DATA »

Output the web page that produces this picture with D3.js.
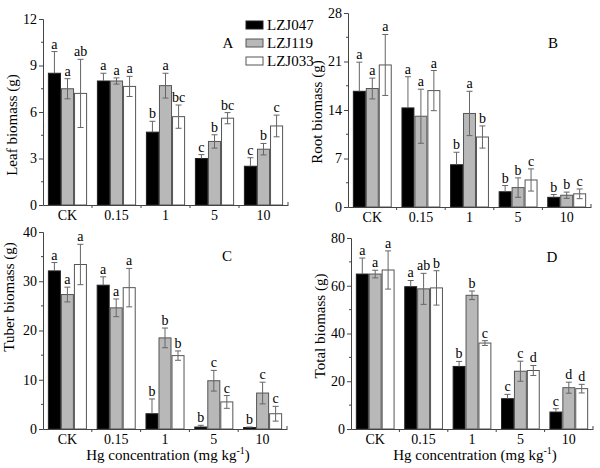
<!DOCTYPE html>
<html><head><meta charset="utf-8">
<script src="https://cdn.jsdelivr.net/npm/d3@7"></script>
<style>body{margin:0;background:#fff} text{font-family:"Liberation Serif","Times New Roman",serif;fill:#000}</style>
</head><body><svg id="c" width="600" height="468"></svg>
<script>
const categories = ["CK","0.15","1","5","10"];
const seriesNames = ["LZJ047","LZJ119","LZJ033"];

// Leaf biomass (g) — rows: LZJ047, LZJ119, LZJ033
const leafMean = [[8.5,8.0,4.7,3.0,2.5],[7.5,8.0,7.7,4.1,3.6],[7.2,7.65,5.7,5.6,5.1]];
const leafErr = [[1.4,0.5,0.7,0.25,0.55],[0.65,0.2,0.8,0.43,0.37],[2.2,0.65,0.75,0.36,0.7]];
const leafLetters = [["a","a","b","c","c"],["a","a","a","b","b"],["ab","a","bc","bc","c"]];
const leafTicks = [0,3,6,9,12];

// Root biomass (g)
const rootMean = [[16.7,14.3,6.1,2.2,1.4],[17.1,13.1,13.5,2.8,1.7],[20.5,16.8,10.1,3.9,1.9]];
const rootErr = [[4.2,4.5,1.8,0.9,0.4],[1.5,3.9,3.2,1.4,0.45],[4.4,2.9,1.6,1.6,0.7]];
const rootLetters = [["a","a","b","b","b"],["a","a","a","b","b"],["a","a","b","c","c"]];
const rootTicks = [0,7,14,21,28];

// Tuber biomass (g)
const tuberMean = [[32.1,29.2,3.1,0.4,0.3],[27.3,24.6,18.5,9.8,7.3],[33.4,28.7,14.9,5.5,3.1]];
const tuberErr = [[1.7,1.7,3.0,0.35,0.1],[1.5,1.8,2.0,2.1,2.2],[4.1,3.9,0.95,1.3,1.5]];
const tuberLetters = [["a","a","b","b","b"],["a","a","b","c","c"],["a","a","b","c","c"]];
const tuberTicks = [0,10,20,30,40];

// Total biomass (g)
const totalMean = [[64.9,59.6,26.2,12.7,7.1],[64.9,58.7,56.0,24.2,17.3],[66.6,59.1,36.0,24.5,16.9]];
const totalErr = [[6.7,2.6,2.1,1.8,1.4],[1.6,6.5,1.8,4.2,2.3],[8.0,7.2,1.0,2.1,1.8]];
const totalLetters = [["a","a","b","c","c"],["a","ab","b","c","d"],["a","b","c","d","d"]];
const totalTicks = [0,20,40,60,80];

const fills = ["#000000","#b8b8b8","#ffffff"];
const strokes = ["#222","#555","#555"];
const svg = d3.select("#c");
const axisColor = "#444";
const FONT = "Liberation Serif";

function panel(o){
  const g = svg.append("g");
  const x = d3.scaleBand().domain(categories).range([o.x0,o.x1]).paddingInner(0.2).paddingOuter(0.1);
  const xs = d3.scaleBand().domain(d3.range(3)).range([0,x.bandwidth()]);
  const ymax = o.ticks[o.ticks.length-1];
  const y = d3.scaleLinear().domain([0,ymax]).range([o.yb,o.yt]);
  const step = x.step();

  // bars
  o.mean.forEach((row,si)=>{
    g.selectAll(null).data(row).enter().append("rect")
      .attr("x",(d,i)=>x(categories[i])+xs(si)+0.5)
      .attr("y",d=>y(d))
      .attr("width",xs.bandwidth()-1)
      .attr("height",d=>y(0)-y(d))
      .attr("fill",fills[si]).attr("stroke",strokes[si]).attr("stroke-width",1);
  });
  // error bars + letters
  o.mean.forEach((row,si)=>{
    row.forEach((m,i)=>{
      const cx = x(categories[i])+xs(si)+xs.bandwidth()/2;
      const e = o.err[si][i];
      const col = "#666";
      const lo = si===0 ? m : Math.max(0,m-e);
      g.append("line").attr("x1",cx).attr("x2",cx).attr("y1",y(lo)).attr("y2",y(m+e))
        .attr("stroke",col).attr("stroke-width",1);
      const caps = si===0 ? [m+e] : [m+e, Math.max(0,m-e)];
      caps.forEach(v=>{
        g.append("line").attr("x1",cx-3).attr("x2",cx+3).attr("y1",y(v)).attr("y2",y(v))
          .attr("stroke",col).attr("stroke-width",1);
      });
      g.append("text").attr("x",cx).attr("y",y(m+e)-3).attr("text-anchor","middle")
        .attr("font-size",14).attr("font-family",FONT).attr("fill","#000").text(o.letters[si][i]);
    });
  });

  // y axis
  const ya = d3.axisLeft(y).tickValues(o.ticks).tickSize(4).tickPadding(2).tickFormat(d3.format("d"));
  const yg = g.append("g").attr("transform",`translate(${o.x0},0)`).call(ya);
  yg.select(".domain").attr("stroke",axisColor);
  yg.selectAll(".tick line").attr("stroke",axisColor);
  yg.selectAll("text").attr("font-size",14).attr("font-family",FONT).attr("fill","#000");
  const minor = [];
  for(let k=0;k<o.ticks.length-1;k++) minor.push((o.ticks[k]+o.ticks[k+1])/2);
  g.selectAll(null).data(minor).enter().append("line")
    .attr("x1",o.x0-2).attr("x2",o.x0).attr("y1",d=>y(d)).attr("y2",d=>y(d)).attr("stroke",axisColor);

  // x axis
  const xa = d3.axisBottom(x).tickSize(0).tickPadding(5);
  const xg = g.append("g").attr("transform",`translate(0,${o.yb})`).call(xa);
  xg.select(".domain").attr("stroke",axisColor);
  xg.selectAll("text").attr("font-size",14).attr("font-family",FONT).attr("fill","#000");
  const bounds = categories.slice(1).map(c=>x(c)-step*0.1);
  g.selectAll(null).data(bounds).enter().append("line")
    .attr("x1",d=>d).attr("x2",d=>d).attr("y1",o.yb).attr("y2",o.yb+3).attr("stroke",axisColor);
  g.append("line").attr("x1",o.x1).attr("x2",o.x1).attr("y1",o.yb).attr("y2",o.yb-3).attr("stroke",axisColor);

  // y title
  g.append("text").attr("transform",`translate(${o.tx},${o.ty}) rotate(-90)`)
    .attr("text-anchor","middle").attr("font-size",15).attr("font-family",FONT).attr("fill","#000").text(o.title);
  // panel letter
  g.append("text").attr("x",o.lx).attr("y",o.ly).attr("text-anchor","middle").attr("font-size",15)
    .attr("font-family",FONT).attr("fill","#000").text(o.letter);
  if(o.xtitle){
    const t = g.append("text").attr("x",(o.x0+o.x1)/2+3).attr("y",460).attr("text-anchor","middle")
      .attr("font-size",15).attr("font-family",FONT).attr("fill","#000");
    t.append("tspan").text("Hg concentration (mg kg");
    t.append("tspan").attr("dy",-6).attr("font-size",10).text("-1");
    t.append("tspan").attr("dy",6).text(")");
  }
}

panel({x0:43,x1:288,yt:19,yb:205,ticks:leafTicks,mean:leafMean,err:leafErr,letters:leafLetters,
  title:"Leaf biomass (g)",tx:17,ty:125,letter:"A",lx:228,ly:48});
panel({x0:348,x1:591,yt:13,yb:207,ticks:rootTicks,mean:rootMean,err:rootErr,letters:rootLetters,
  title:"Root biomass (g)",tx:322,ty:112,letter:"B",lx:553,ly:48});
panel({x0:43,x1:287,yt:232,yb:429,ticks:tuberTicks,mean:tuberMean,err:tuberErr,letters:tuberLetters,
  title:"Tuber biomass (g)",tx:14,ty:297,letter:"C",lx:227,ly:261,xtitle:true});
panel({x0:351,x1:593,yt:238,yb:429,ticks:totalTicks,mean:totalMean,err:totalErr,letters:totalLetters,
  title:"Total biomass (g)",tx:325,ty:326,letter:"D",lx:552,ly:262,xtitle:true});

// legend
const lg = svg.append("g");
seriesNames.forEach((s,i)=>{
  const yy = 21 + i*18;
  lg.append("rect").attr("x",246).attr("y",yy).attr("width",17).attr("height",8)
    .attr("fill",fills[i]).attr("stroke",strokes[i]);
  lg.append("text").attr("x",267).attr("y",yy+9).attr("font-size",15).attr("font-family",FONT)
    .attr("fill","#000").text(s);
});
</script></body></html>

WORK TO DO »
From the first line of the listing above, repeat every line through the one holding "const leafTicks = [0,3,6,9,12];". Both ends count, and pictures stay out.

RESULT OF THIS EXERCISE »
Output the web page that produces this picture with D3.js.
<!DOCTYPE html>
<html><head><meta charset="utf-8">
<script src="https://cdn.jsdelivr.net/npm/d3@7"></script>
<style>body{margin:0;background:#fff} text{font-family:"Liberation Serif","Times New Roman",serif;fill:#000}</style>
</head><body><svg id="c" width="600" height="468"></svg>
<script>
const categories = ["CK","0.15","1","5","10"];
const seriesNames = ["LZJ047","LZJ119","LZJ033"];

// Leaf biomass (g) — rows: LZJ047, LZJ119, LZJ033
const leafMean = [[8.5,8.0,4.7,3.0,2.5],[7.5,8.0,7.7,4.1,3.6],[7.2,7.65,5.7,5.6,5.1]];
const leafErr = [[1.4,0.5,0.7,0.25,0.55],[0.65,0.2,0.8,0.43,0.37],[2.2,0.65,0.75,0.36,0.7]];
const leafLetters = [["a","a","b","c","c"],["a","a","a","b","b"],["ab","a","bc","bc","c"]];
const leafTicks = [0,3,6,9,12];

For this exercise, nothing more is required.